1 Anzeige wegen Körper(Augen)verletzung durch eine Wasserwerfereinheit
2 Anzeigen wegen Freiheitsberaubung, weil Gefangene trotz richterlicher Freilassungsanordnung länger eingesperrt blieben
1 Anzeige wegen Körperverletzung einer Journalistin
1 Anzeige wegen zu langer Haft, da der Verhaftete vor Gericht freigesprochen wurde
7 Anzeigen wegen Unterschlagung (von sichergestellten Sachen)
1 Anzeige wegen Körperverletzung und Freiheitsberaubung im Zuge einer Personenkontrolle in Vorderbollhagen
1 Strafanzeige wegen Mißhandlung

Fortsetzungsfeststellungsklagen auf Feststellung der Rechtswidrigkeit von Polizeieinsätzen Fortsetzungsfeststellungsklagen richten sich gegen
* Beschlagnahme von Geld (Polizisten eignen sich 50 Euro von einem Demonstranten an)

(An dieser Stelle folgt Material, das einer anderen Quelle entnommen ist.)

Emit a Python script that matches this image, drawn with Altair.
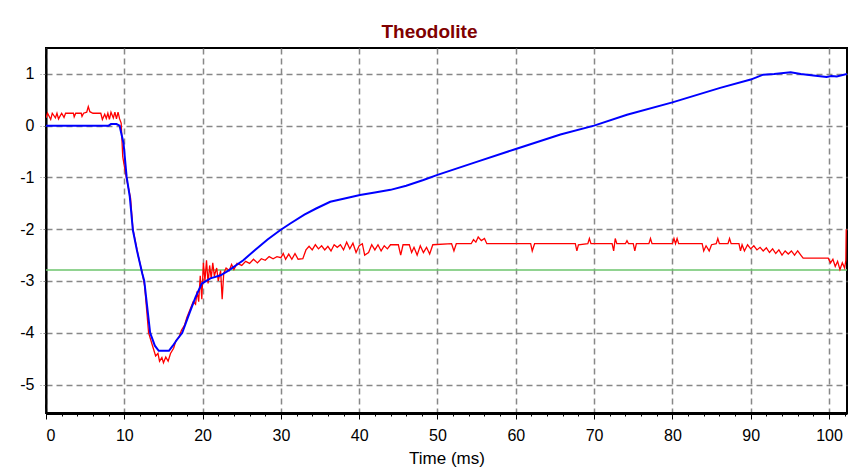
import altair as alt
import pandas as pd

title_text = "Theodolite"
x_title = "Time (ms)"
x_ticks = list(range(0, 103, 2))
y_ticks = [-5, -4, -3, -2, -1, 0, 1]
threshold = [-2.79]

blue_t = [0, 8.0, 8.3, 9.0, 9.4, 9.9, 10.3, 10.7, 11.1, 11.6, 12.3, 12.55, 13.3, 13.9,
          14.4, 15.7, 16.2, 16.7, 17.4, 18.3, 19.1, 19.9, 21.0, 22.3, 23.3, 25.2, 26.7,
          28.3, 29.9, 31.2, 33.0, 34.5, 36.3, 38.0, 40.1, 42.0, 44.0, 46.0, 48.2, 50,
          55, 60, 65.7, 70, 74.2, 80, 86.1, 90, 91.6, 93, 95.1, 96.4, 98, 99.7, 100.3,
          101, 102.3]
blue_v = [0, 0, 0.03, 0.03, 0.0, -0.34, -0.99, -1.37, -2.02, -2.4, -2.86, -3.0, -4.0, -4.25,
          -4.35, -4.35, -4.25, -4.14, -4.0, -3.63, -3.31, -3.05, -2.95, -2.89, -2.8, -2.6, -2.4,
          -2.2, -2.02, -1.89, -1.72, -1.6, -1.47, -1.41, -1.34, -1.29, -1.24, -1.16, -1.05, -0.95,
          -0.7, -0.45, -0.17, 0.0, 0.21, 0.45, 0.73, 0.89, 0.985, 1.0, 1.03, 1.0, 0.97, 0.94, 0.96,
          0.95, 1.0]

red_t = [0, 0.2, 0.6, 0.8, 1.2, 1.4, 1.6, 2.0, 2.3, 2.5, 3.5, 3.6, 3.8, 4.5, 4.6, 4.8, 5.2,
         5.4, 5.6, 6.0, 7.0, 7.2, 7.5, 7.7, 7.9, 8.1, 8.3, 8.6, 8.8, 9.0, 9.2, 9.4, 9.6,
         9.8, 10.25, 10.8, 11.1, 11.8, 12.3, 12.6, 13.1, 13.4, 13.7, 14.0, 14.3, 14.5, 14.8,
         15.0, 15.3, 15.6, 15.9, 16.3, 16.6, 17.0, 17.3, 17.7, 18.0, 18.4, 18.8, 19.1, 19.3,
         19.5, 19.7, 19.9, 20.1, 20.3, 20.5, 20.7, 20.9, 21.1, 21.3, 21.5, 21.8, 22.0, 22.3,
         22.5, 22.7, 23.0, 23.4, 23.7, 24.0, 24.4, 25.0, 25.5, 26.0, 26.5, 27.0, 27.5, 28.0,
         28.5, 29.0, 29.5, 30.0, 30.3, 30.6, 31.0, 31.4, 31.8, 32.2, 32.8, 33.2, 33.6, 34.0,
         34.4, 34.8, 35.2, 35.6, 36.0, 36.4, 36.8, 37.2, 37.6, 38.0, 38.4, 38.8, 39.2, 39.6,
         40.0, 40.4, 40.7, 41.2, 41.6, 42.0, 42.4, 42.8, 43.2, 43.6, 44.0, 45.0, 45.3, 45.6,
         46.4, 46.7, 47.0, 47.4, 47.8, 48.2, 48.6, 49.0, 49.4, 51.8, 52.1, 52.4, 54.3, 54.6,
         54.9, 55.2, 55.6, 56.0, 56.3, 61.9, 62.1, 62.4, 67.6, 67.8, 68.0, 69.2, 69.4, 69.6,
         72.3, 72.5, 72.7, 72.9, 74.0, 74.2, 74.4, 75.0, 75.2, 75.4, 77.0, 77.2, 77.4, 80.0,
         80.2, 80.4, 80.6, 80.8, 83.8, 84.0, 84.3, 84.7, 85.0, 85.6, 85.8, 86.0, 87.1, 87.3,
         87.5, 88.5, 88.7, 88.9, 89.2, 89.6, 90.0, 90.4, 90.8, 91.2, 91.6, 92.0, 92.4, 92.8,
         93.2, 93.6, 94.0, 94.4, 94.8, 95.2, 95.6, 96.0, 96.4, 96.7, 99.9, 100.2, 100.5,
         100.8, 101.1, 101.4, 101.7, 102.0, 102.15, 102.2]
red_v = [0.15, 0.24, 0.12, 0.24, 0.15, 0.24, 0.13, 0.24, 0.16, 0.24, 0.24, 0.17, 0.24, 0.24,
         0.18, 0.24, 0.26, 0.37, 0.27, 0.24, 0.24, 0.12, 0.22, 0.14, 0.24, 0.12, 0.26, 0.15,
         0.26, 0.13, 0.26, 0.13, 0.05,
         -0.6, -1.0, -1.4, -2.0, -2.53, -2.85, -3.1, -4.0, -4.15, -4.3, -4.45, -4.4, -4.55,
         -4.48, -4.58, -4.47, -4.55, -4.4, -4.3, -4.15, -4.08, -3.95, -3.85, -3.7, -3.55,
         -3.4, -3.45, -3.2, -3.4, -2.9, -3.35, -2.65, -3.0, -2.6, -3.05, -2.7, -2.95, -2.65,
         -2.9, -2.75, -3.0, -2.8, -3.35, -2.85, -2.75, -2.8, -2.68, -2.78, -2.66, -2.7, -2.62,
         -2.66, -2.58, -2.65, -2.57, -2.6, -2.53, -2.57, -2.53, -2.55, -2.47, -2.58, -2.48,
         -2.58, -2.47, -2.58, -2.57, -2.4, -2.33, -2.4, -2.3, -2.38, -2.32, -2.4, -2.33, -2.42,
         -2.3, -2.35, -2.3, -2.4, -2.25, -2.38, -2.27, -2.45, -2.32, -2.28, -2.5, -2.45, -2.3,
         -2.4, -2.3, -2.42, -2.32, -2.38, -2.3, -2.3, -2.5, -2.3, -2.3, -2.45, -2.35, -2.5,
         -2.32, -2.45, -2.35, -2.48, -2.3, -2.28, -2.42, -2.28, -2.28, -2.2, -2.25, -2.15,
         -2.22, -2.18, -2.28, -2.28, -2.42, -2.28, -2.28, -2.42, -2.3, -2.28, -2.18, -2.28,
         -2.28, -2.42, -2.18, -2.28, -2.28, -2.22, -2.28, -2.28, -2.42, -2.28, -2.28, -2.18,
         -2.28, -2.28, -2.18, -2.28, -2.18, -2.28, -2.28, -2.42, -2.32, -2.42, -2.3, -2.28,
         -2.18, -2.28, -2.28, -2.18, -2.28, -2.28, -2.42, -2.3, -2.42, -2.3, -2.38, -2.32,
         -2.4, -2.35, -2.42, -2.36, -2.45, -2.38, -2.47, -2.4, -2.5, -2.42, -2.48, -2.42,
         -2.5, -2.42, -2.5, -2.56, -2.56, -2.65, -2.58, -2.72, -2.62, -2.78, -2.65, -2.75,
         -2.6, -2.0]

df_blue = pd.DataFrame({"t": blue_t, "v": blue_v})
df_red = pd.DataFrame({"t": red_t, "v": red_v})
df_green = pd.DataFrame({"v": threshold})

x_scale = alt.Scale(domain=[0, 102.3], nice=False, zero=False)
y_scale = alt.Scale(domain=[-5.55, 1.5], nice=False, zero=False)

is_major = "datum.value % 10 === 0"
x_axis = alt.Axis(
    values=x_ticks,
    title=x_title,
    labelExpr=f"{is_major} ? datum.label : ''",
    tickSize={"condition": {"test": is_major, "value": 6}, "value": 3},
    gridOpacity={"condition": {"test": is_major, "value": 1}, "value": 0},
    tickColor="#000000",
    domainColor="#000000",
    domainWidth=3,
    labelPadding=8,
    titlePadding=7,
    titleFontSize=17,
    titleFontWeight="normal",
)
y_axis = alt.Axis(
    values=y_ticks,
    title=None,
    labelExpr="'' + datum.value",
    tickSize=6,
    tickColor="#888888",
    tickDash=[3, 2],
    domainColor="#000000",
    domainWidth=2,
    labelPadding=6,
)

x_enc = alt.X("t:Q", scale=x_scale, axis=x_axis)
y_enc = alt.Y("v:Q", scale=y_scale, axis=y_axis)

green = alt.Chart(df_green).mark_rule(color="#6cc46c", strokeWidth=1.5).encode(
    y=alt.Y("v:Q", scale=y_scale, axis=y_axis)
)
red = alt.Chart(df_red).mark_line(color="#ff0000", strokeWidth=1.3, clip=True).encode(
    x=x_enc, y=y_enc
)
blue = alt.Chart(df_blue).mark_line(color="#0000ff", strokeWidth=2, clip=True).encode(
    x=x_enc, y=y_enc
)

chart = alt.layer(green, red, blue).properties(
    width=801,
    height=365,
    title=alt.TitleParams(
        text=title_text,
        color="#800000",
        fontSize=19,
        fontWeight="bold",
        font="Liberation Sans",
        dx=-17,
        offset=6,
    ),
    autosize=alt.AutoSizeParams(type="none"),
    padding={"left": 38, "top": 40, "right": 5, "bottom": 58},
).configure(
    background="#ffffff",
).configure_view(
    stroke="#000000",
    strokeWidth=2,
).configure_axis(
    labelFont="Liberation Sans",
    titleFont="Liberation Sans",
    labelFontSize=16,
    labelColor="#000000",
    titleColor="#000000",
    grid=True,
    gridColor="#888888",
    gridDash=[6, 4],
    gridWidth=1.5,
)

chart.save("out.html", embed_options={"renderer": "svg", "actions": False})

* von der Einbehaltung von Funkgeräten des Campschutzes Rostock
* 3 mal von sexueller Demütigung durch die Polizei im Gewahrsam
* Unterbringung der Gefangenen in Käfigen
* mehr als 9 mal Freiheitsberaubung im Zuge der Massenfestnahme im Wichmannsdorfer Wald.